HTM in Peenemünde kämpft mit der Landesregierung in MV um Tariflohn
Und noch etwas hatte Barlen offenbar gerade nicht auf dem politischen Schirm: Die SPD fordert seit Jahren die Unternehmen in Mecklenburg–Vorpommern auf, gute Tariflöhne zu zahlen — doch beim Historisch–Technischen Museum (HTM) in Peenemünde auf Usedom, an dem das Land eine Mehrheitsbeteiligung hält, tobt seit Monaten ein erbitterter Kampf um eben diese Löhne. Gewerkschaft und Landesregierung ringen um die Bezahlung der Mitarbeiter. Die Arbeitnehmer werfen der rot–roten Landesregierung vor, keine ordnungsgemäßen Tariflöhne zu zahlen. Mittlerweile hat die Landesregierung zwar weitere Gelder zugesagt, doch das Thema wabert in der Landespolitik weiter.
Dass Manuela Schwesig als Ministerpräsidentin mit der Situation in Peenemünde nicht unbedingt glücklich ist, ließ am Mittwochabend ihre Wortwahl erkennen. Sie sprach im Zusammenhang mit dem Vergabegesetz und dem von der Landesregierung geplanten Tariftreuegesetz von „guten Tariflöhnen“ und – das war der Unterschied zu Julian Barlen – von „tarifähnlichen Löhnen“. Denn offenbar hat Schwesig erkannt, dass nicht nur Firmen, die in den Genuss von öffentlichen Aufträgen kommen, sondern das Land auch selbst bei den landeseigenen Betrieben tarifgetreu beziehungsweise zumindest „ähnlich“ zahlen müssen.

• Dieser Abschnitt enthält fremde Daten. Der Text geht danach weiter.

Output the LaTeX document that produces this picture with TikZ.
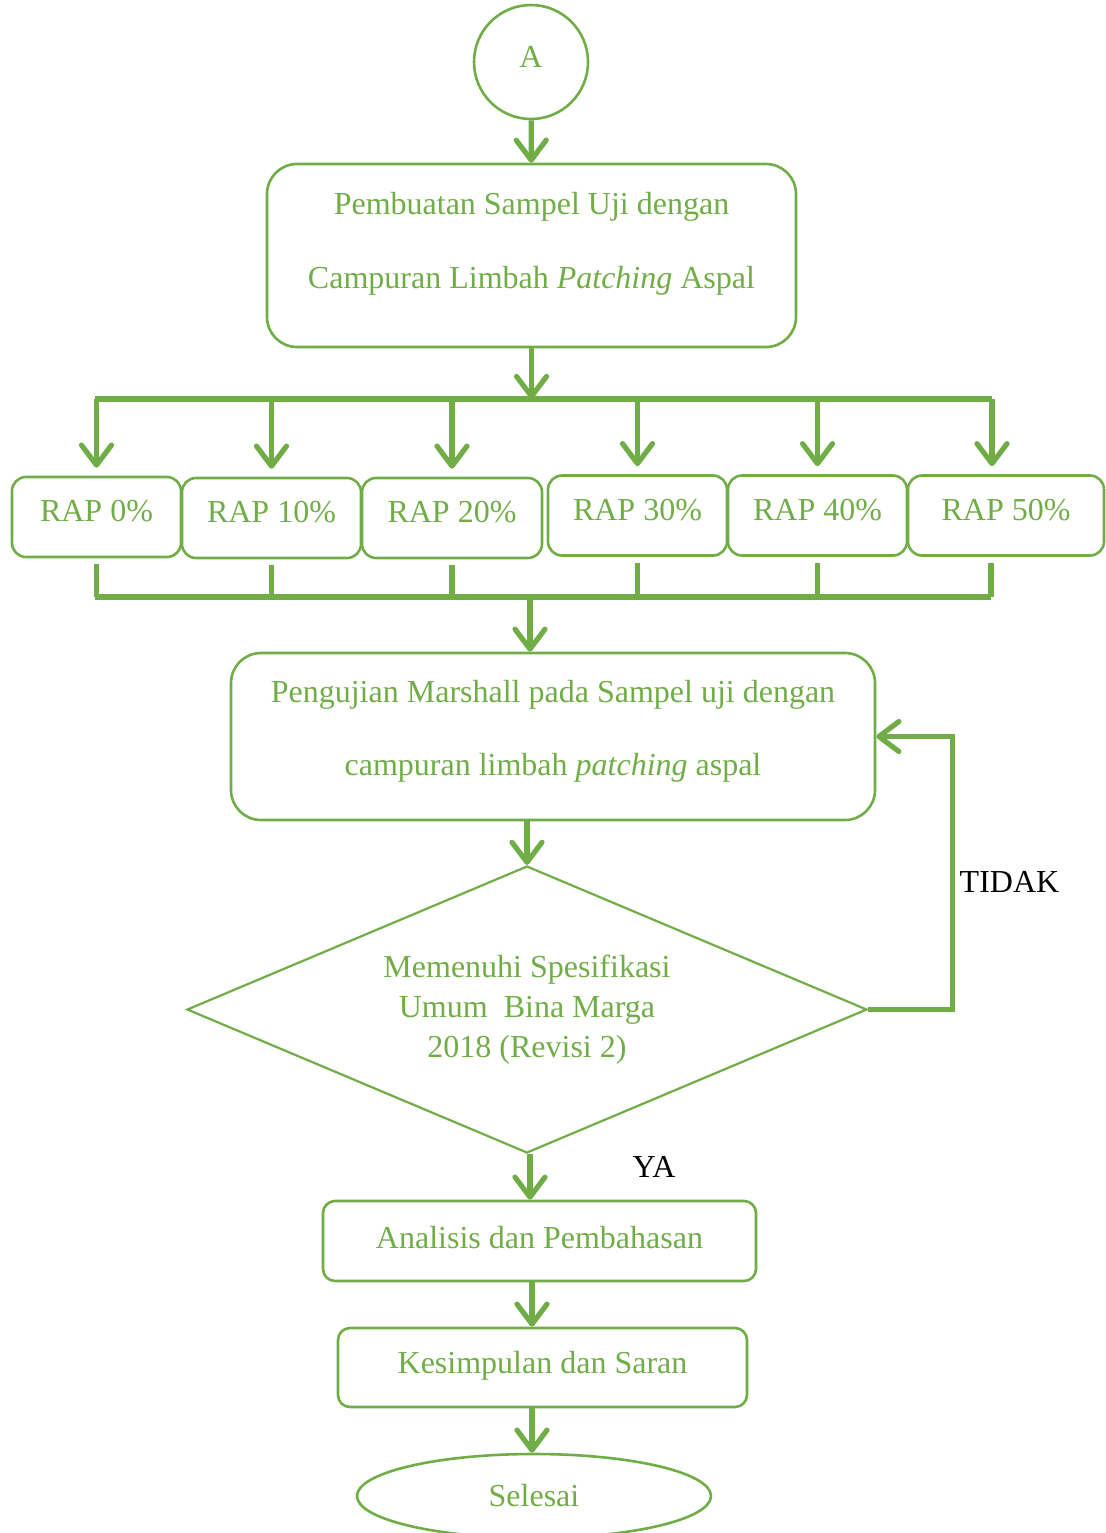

Immer weniger Tariflöhne in MV
Deshalb hat Schwesig auch ihren Finanzminister Heiko Geue aufgefordert, zu prüfen, ob es weitere Unternehmen mit Landesbeteiligung gäbe, in denen niedrige Löhne gezahlt würden und wie damit künftig umzugehen sei. Auf die Frage, wann diese Prüfung abgeschlossen sei, zuckte Schwesig mit den Schultern. „Einen genauen Zeitpunkt kann ich derzeit nicht sagen“, so die Ministerpräsidentin.
Unternehmensverbände in Bund und Land lehnen die Gesetzesvorhaben zum Tariftreuegesetz ab. Sie sehen darin einen Eingriff in die Tarifautonomie. Erhebungen zufolge geht die Tarifbindung in den deutschen Unternehmen seit Jahren zurück. Nach Angaben des Statistischen Bundesamtes gab es im Jahr 2022 für 48 Prozent der Beschäftigten im Westen und für 55 Prozent der Arbeitnehmer im Osten keinen Tarifvertrag. Für Mecklenburg–Vorpommern bezifferte Wirtschaftsminister Reinhard Meyer (SPD) die Quote der nicht der Tarifbindung unterliegenden Beschäftigten mit 59 Prozent. Die Tarifverträge in Ost und West hätten sich inzwischen weitgehend abgeglichen, hatte Bundesarbeitsminister Hubertus Heil gesagt. Das Ost–West–Gefälle zeige sich heute in der Tarifbindung.